4 Tu as rencontré celui qui, plein d’allégresse, pratique la justice ; en suivant tes voies, ils se souviendront de toi. Voici que toi, tu t’es irrité, et nous avons péché. Nous sommes à jamais dans tes voies et nous serons sauvés. * 5 Tous, nous étions comme des êtres impurs, et nos bonnes actions comme du linge souillé. Tous, nous nous flétrissons * comme des feuilles mortes, et nos fautes nous emportent comme le vent.

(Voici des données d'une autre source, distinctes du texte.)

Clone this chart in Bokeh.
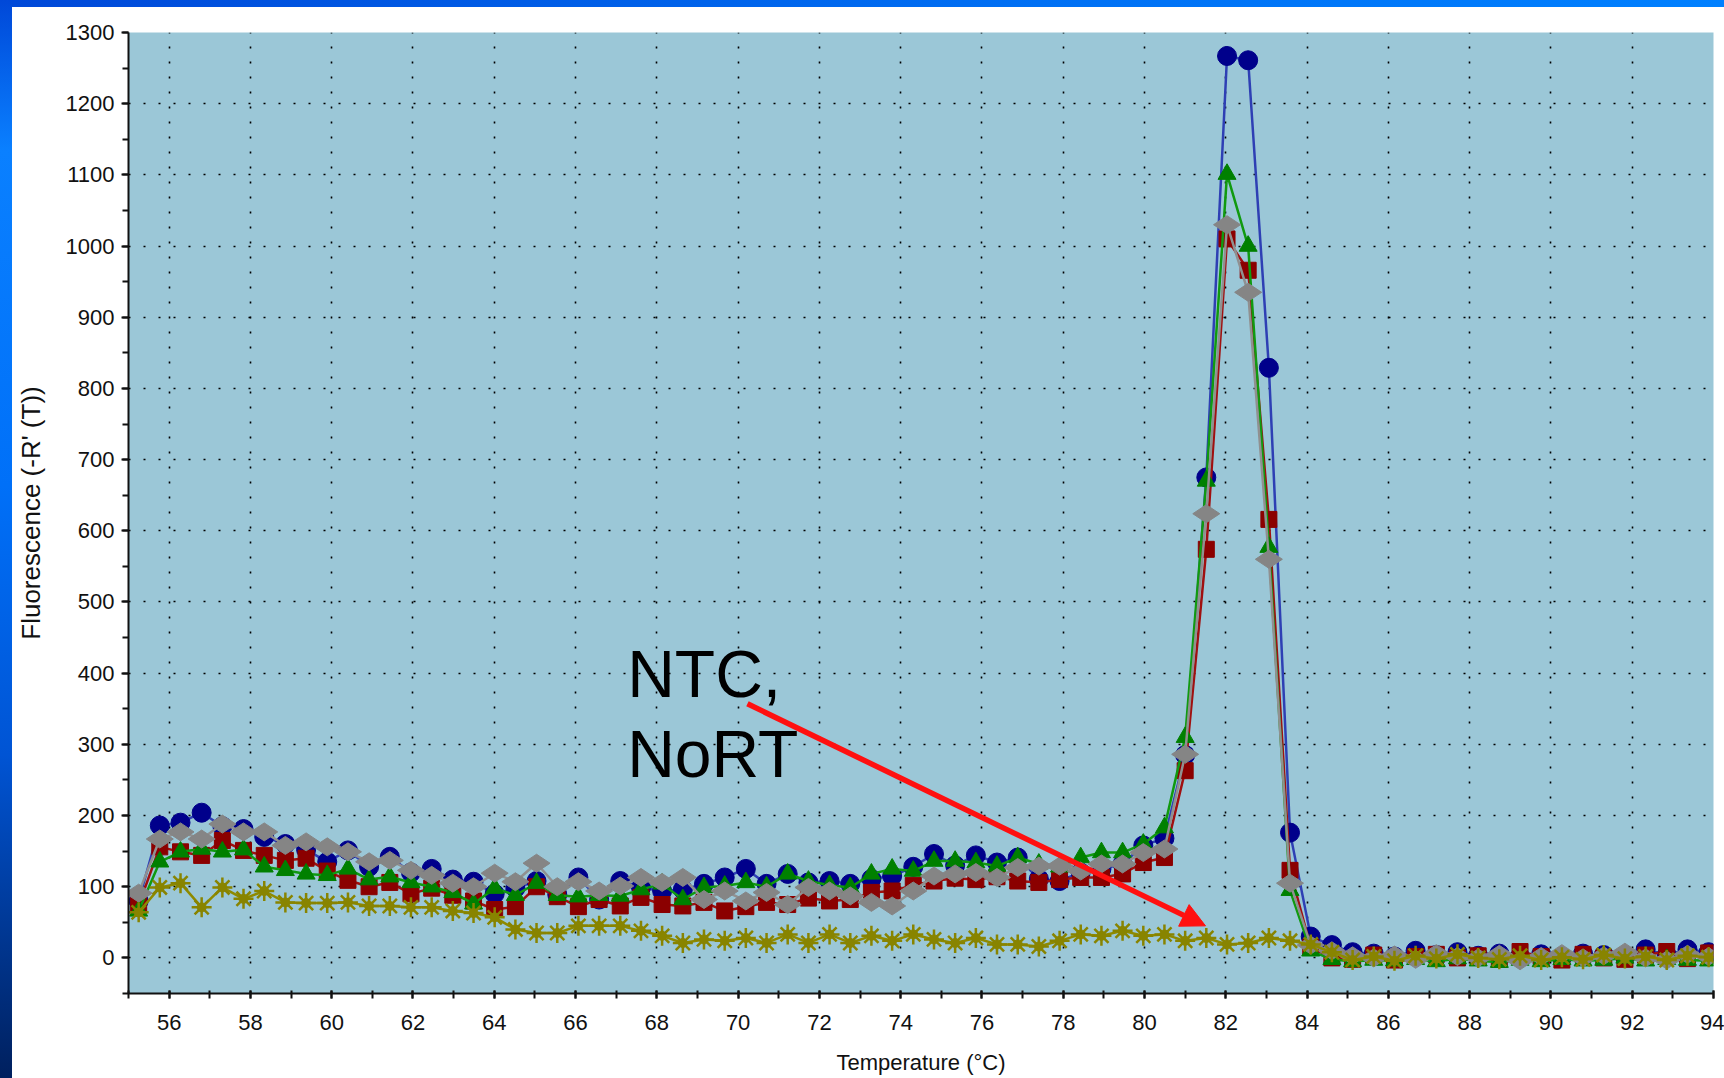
from math import pi

from bokeh.embed import file_html
from bokeh.layouts import column, row
from bokeh.models import Arrow, Div, Label, NormalHead, Range1d, SingleIntervalTicker
from bokeh.plotting import figure
from bokeh.resources import INLINE

# Melt-curve readings: temperature (°C) and -R'(T) for four samples plus the NTC/NoRT control
temperature = [
    55.25, 55.77, 56.28, 56.80, 57.31, 57.83, 58.34, 58.86, 59.37, 59.89,
    60.40, 60.92, 61.43, 61.95, 62.46, 62.98, 63.49, 64.01, 64.52, 65.04,
    65.55, 66.07, 66.58, 67.10, 67.61, 68.13, 68.64, 69.16, 69.67, 70.19,
    70.70, 71.22, 71.73, 72.25, 72.76, 73.28, 73.79, 74.31, 74.82, 75.34,
    75.85, 76.37, 76.88, 77.40, 77.91, 78.43, 78.94, 79.46, 79.97, 80.49,
    81.00, 81.52, 82.03, 82.55, 83.06, 83.58, 84.09, 84.61, 85.12, 85.64,
    86.15, 86.67, 87.18, 87.70, 88.21, 88.73, 89.24, 89.76, 90.27, 90.79,
    91.30, 91.82, 92.33, 92.85, 93.36, 93.88,
]

sample_blue = [
    80, 186, 190, 204, 185, 181, 170, 160, 152, 135,
    151, 128, 142, 120, 125, 110, 107, 90, 98, 108,
    89, 113, 82, 108, 99, 94, 96, 104, 113, 125,
    104, 118, 106, 108, 104, 111, 115, 128, 146, 130,
    144, 134, 141, 111, 108, 120, 125, 132, 158, 168,
    285, 675, 1267, 1261, 829, 176, 30, 18, 8, 6,
    2, 10, 4, 8, 3, 6, 2, 5, 1, 6,
    4, 2, 12, 4, 12, 8,
]

sample_red = [
    74, 156, 149, 144, 165, 151, 144, 137, 140, 122,
    109, 100, 106, 90, 98, 88, 80, 68, 72, 100,
    86, 72, 82, 73, 85, 75, 73, 78, 66, 72,
    78, 75, 84, 80, 82, 92, 94, 102, 108, 112,
    110, 114, 108, 106, 110, 113, 113, 118, 134, 141,
    263, 574, 1010, 966, 616, 123, 15, 0, -2, 4,
    -3, 2, 5, 0, 3, -2, 9, 2, -3, 5,
    0, -2, 4, 9, -1, 7,
]

sample_green = [
    66, 135, 149, 153, 149, 152, 128, 123, 118, 116,
    125, 110, 114, 106, 100, 92, 76, 98, 88, 105,
    88, 86, 88, 87, 96, 104, 82, 99, 101, 106,
    100, 118, 108, 102, 99, 118, 125, 122, 136, 136,
    134, 129, 141, 132, 128, 141, 148, 148, 160, 183,
    310, 670, 1101, 1000, 577, 95, 10, -2, -5, -3,
    -4, -2, -5, -1, -4, -6, -3, -5, -2, -4,
    -3, 0, -4, -2, -3, -4,
]

sample_gray = [
    91, 167, 177, 167, 188, 177, 177, 158, 163, 156,
    149, 135, 137, 123, 116, 105, 100, 119, 107, 133,
    100, 107, 94, 101, 113, 106, 113, 82, 94, 80,
    92, 75, 99, 94, 87, 78, 73, 94, 115, 118,
    120, 113, 127, 129, 129, 122, 132, 132, 148, 153,
    286, 624, 1030, 935, 560, 105, 18, 10, 3, 0,
    4, -2, 6, 2, 0, 5, -4, 2, 6, 0,
    3, 8, 0, -3, 5, 2,
]

ntc_nort = [
    64, 99, 105, 71, 99, 83, 94, 78, 77, 77,
    78, 73, 73, 71, 71, 66, 63, 57, 40, 35,
    35, 45, 45, 45, 38, 31, 21, 26, 24, 28,
    21, 33, 21, 33, 21, 31, 24, 33, 26, 21,
    28, 19, 19, 16, 24, 33, 31, 38, 31, 33,
    24, 28, 19, 21, 28, 24, 19, 8, -3, 2,
    -4, 3, -1, 5, 0, -2, 3, -3, 1, -2,
    4, -1, 2, -3, 3, 1,
]

FONT = "Liberation Sans"

p = figure(
    width=1712, height=1071,
    x_range=Range1d(55, 94), y_range=Range1d(-50, 1300),
    output_backend="svg", toolbar_location=None, tools="",
    min_border_left=116, min_border_right=11,
    min_border_top=25, min_border_bottom=85,
    background_fill_color="#9BC7D7", border_fill_color="white",
    outline_line_color=None, margin=0,
)

# axes
p.xaxis.ticker = SingleIntervalTicker(interval=2, num_minor_ticks=2)
p.yaxis.ticker = SingleIntervalTicker(interval=100, num_minor_ticks=2)
for ax in (p.xaxis, p.yaxis):
    ax.axis_line_color = "#111111"
    ax.axis_line_width = 2
    ax.major_tick_line_color = "#111111"
    ax.major_tick_line_width = 2
    ax.minor_tick_line_color = "#111111"
    ax.minor_tick_line_width = 2
    ax.major_label_text_font = FONT
    ax.major_label_text_font_size = "22px"
    ax.major_label_text_color = "#111111"
    ax.axis_label_text_font = FONT
    ax.axis_label_text_font_style = "normal"
    ax.axis_label_text_color = "#111111"

p.xaxis.major_tick_in = 3
p.xaxis.major_tick_out = 5
p.xaxis.minor_tick_in = 3
p.xaxis.minor_tick_out = 5
p.xaxis.major_label_standoff = 16
p.xaxis.axis_label = "Temperature (°C)"
p.xaxis.axis_label_text_font_size = "22px"
p.xaxis.axis_label_standoff = 17

p.yaxis.major_tick_in = 0
p.yaxis.major_tick_out = 7
p.yaxis.minor_tick_in = 0
p.yaxis.minor_tick_out = 6
p.yaxis.major_label_standoff = 7
p.yaxis.axis_label = "Fluorescence (-R' (T))"
p.yaxis.axis_label_text_font_size = "26px"
p.yaxis.axis_label_standoff = 17

# dotted grid
for g in (p.xgrid, p.ygrid):
    g.grid_line_color = "#000000"
    g.grid_line_width = 1.6
    g.grid_line_dash = "2 13"

# curves
p.line(temperature, sample_blue, line_color="#2E3FB4", line_width=2.5)
p.scatter(temperature, sample_blue, marker="circle", size=19,
          fill_color="#00008B", line_color="#00008B")

p.line(temperature, sample_red, line_color="#A01010", line_width=2.5)
p.scatter(temperature, sample_red, marker="square", size=16,
          fill_color="#8B0000", line_color="#8B0000")

p.line(temperature, sample_green, line_color="#109A10", line_width=2.5)
p.scatter(temperature, sample_green, marker="triangle", size=18,
          fill_color="#008000", line_color="#008000")

p.line(temperature, sample_gray, line_color="#909090", line_width=2.5)
p.scatter(temperature, sample_gray, marker="diamond", size=27, angle=pi / 2,
          fill_color="#858585", line_color="#858585")

p.line(temperature, ntc_nort, line_color="#8E8A00", line_width=2.5)
p.scatter(temperature, ntc_nort, marker="asterisk", size=20,
          line_color="#888400", line_width=2.5)
p.scatter(temperature, ntc_nort, marker="circle", size=9,
          fill_color="#888400", line_color="#888400")

# annotation pointing at the control trace
for txt, yb in (("NTC,", 399), ("NoRT", 286)):
    p.add_layout(Label(
        x=67.27, y=yb, text=txt, text_align="left", text_baseline="alphabetic",
        text_font=FONT, text_font_size="66px", text_color="#000000",
    ))

p.add_layout(Arrow(
    x_start=70.23, y_start=357, x_end=81.5, y_end=45,
    line_color="#FF1010", line_width=5.5,
    end=NormalHead(size=24, fill_color="#FF1010", line_color="#FF1010"),
))

# blue window frame along the left and top edges
left_strip = Div(
    text="", width=12, height=1078, margin=0,
    styles={"background": "linear-gradient(to bottom, #0048D8 0%, #0A80FF 14%, "
                          "#0070F8 45%, #0054D4 70%, #00205E 100%)"},
)
top_strip = Div(
    text="", width=1712, height=7, margin=0,
    styles={"background": "linear-gradient(to right, #0048D8 0%, #0070F4 60%, #0080FF 100%)"},
)

layout = row(left_strip, column(top_strip, p, spacing=0), spacing=0, margin=0)

open("out.html", "w").write(file_html(layout, INLINE))
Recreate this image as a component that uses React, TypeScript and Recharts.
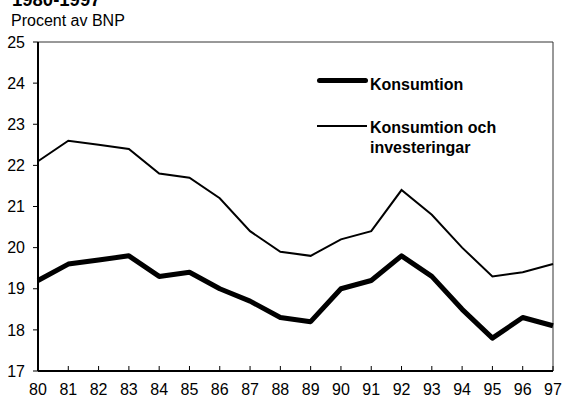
import { LineChart, Line, XAxis, YAxis, ReferenceLine, Legend } from 'recharts';

const years = [80, 81, 82, 83, 84, 85, 86, 87, 88, 89, 90, 91, 92, 93, 94, 95, 96, 97];
const konsumtion = [19.2, 19.6, 19.7, 19.8, 19.3, 19.4, 19.0, 18.7, 18.3, 18.2, 19.0, 19.2, 19.8, 19.3, 18.5, 17.8, 18.3, 18.1];
const konsInv = [22.1, 22.6, 22.5, 22.4, 21.8, 21.7, 21.2, 20.4, 19.9, 19.8, 20.2, 20.4, 21.4, 20.8, 20.0, 19.3, 19.4, 19.6];
const yTicks = [17, 18, 19, 20, 21, 22, 23, 24, 25];

const FONT = '"Liberation Sans", Arial, sans-serif';

const data = years.map((y, i) => ({ year: y, kons: konsumtion[i], konsInv: konsInv[i] }));

// tick mark points up into the plot, label sits below the axis
const XTick = (props: any) => {
  const { x, y, payload } = props;
  return (
    <g>
      <line x1={x} y1={y} x2={x} y2={y - 5} stroke="#000" strokeWidth={1} />
      <text x={x} y={y + 24} textAnchor="middle" fill="#000" fontSize={16} fontFamily={FONT}>
        {payload.value}
      </text>
    </g>
  );
};

const LegendBox = () => (
  <div style={{ fontFamily: FONT, fontWeight: 'bold', fontSize: 16, color: '#000', lineHeight: '20px' }}>
    <div style={{ display: 'flex', alignItems: 'flex-start' }}>
      <div style={{ width: 51, height: 5, background: '#000', borderRadius: 2.5, marginRight: 2, marginTop: 3 }} />
      <span>Konsumtion</span>
    </div>
    <div style={{ display: 'flex', alignItems: 'flex-start', marginTop: 23 }}>
      <div style={{ width: 50, height: 2, background: '#000', marginRight: 3, marginTop: 7 }} />
      <span>
        Konsumtion och
        <br />
        investeringar
      </span>
    </div>
  </div>
);

export default function App() {
  return (
    <div style={{ position: 'relative', width: 562, height: 405, background: '#fff' }}>
      <style>{'body { margin: 0; }'}</style>
      <div style={{ position: 'absolute', left: 12, top: -11, fontFamily: FONT, fontWeight: 'bold', fontSize: 18.5, lineHeight: '21px', whiteSpace: 'nowrap' }}>
        1980-1997
      </div>
      <div style={{ position: 'absolute', left: 11, top: 12, fontFamily: FONT, fontSize: 16, lineHeight: '18px', whiteSpace: 'nowrap' }}>
        Procent av BNP
      </div>
      <LineChart width={562} height={405} data={data} margin={{ top: 42, right: 9, bottom: 0, left: 0 }} style={{ overflow: 'visible' }}>
        <XAxis
          dataKey="year"
          type="number"
          domain={[80, 97]}
          ticks={years}
          interval={0}
          height={34}
          tickSize={0}
          tickMargin={0}
          tickLine={false}
          tick={<XTick />}
          axisLine={{ stroke: '#000', strokeWidth: 2 }}
        />
        <YAxis
          domain={[17, 25]}
          ticks={yTicks}
          width={38}
          tickSize={5}
          tickMargin={8}
          tickLine={{ stroke: '#000' }}
          axisLine={{ stroke: '#000', strokeWidth: 2 }}
          tick={{ fill: '#000', fontSize: 16, fontFamily: FONT }}
        />
        <ReferenceLine y={25} stroke="#333" strokeWidth={1} />
        <ReferenceLine x={97} stroke="#333" strokeWidth={1} />
        <Legend
          layout="vertical"
          align="center"
          verticalAlign="middle"
          content={<LegendBox />}
          wrapperStyle={{ top: 75, left: 317, width: 230 }}
        />
        <Line
          dataKey="konsInv"
          stroke="#000"
          strokeWidth={2}
          dot={false}
          isAnimationActive={false}
        />
        <Line
          dataKey="kons"
          stroke="#000"
          strokeWidth={5}
          dot={false}
          isAnimationActive={false}
          strokeLinejoin="round"
        />
      </LineChart>
    </div>
  );
}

6 Plus personne pour invoquer ton nom, pour se réveiller en s’attachant à toi, car tu nous as caché ta face et tu nous as livrés * au pouvoir de nos fautes. 7 Et pourtant, Yahvé, tu es notre père, nous sommes l’argile, tu es notre potier, nous sommes tous l’œuvre de tes mains. 8 Yahvé, ne t’irrite pas à l’excès, ne garde pas à jamais le souvenir de la faute. Vois donc, nous sommes tous ton peuple.

9 Tes villes saintes sont devenues un désert, Sion est devenue un désert, Jérusalem, un lieu désolé. 10 Notre temple saint et magnifique, où nos ancêtres te louaient, est devenu la proie du feu. Tout ce que nous aimions est devenu ruine. 11 Peux-tu rester insensible à tout cela, Yahvé ? Te taire serait nous humilier à l’excès.

–  Verset 2. ébranlées. Glose qui répète 63 19.
–  Verset 3. pas vu. Saint Paul, 1 Co 2 9, semble citer ce texte en une formule mieux rythmée : « l’œil n’a pas vu et l’oreille n’a pas entendu… » II est difficile de dire s’il cite largement ou s’il possédait un texte d’Isaïe différent du nôtre.
–  Verset 4. seront sauvés. Litt. : « en elles nous sommes à jamais… »; l’expression peut se rapporter aux « voies » du début du v., mais d’autres interprètent tout autrement : « Dans nos fautes nous sommes à jamais et nous serions sauvés! ». Ce serait alors un cri de découragement. On reste hésitant, et il est possible que le texte soit corrompu.
–  Verset 5. nous flétrissons. « nous flétrissons » grec; hébr. incertain.
–  Verset 6. a livrés. « tu nous a livrés » versions; « tu nous as fait trembler » (?) hébr.

———————————

1 Co 2 9, – 9 mais, selon qu’il est écrit, * nous annonçons ce que l’œil n’a pas vu, ce que l’oreille n’a pas entendu, ce qui n’est pas monté au cœur de l’homme, tout ce que Dieu a préparé pour ceux qui l’aiment.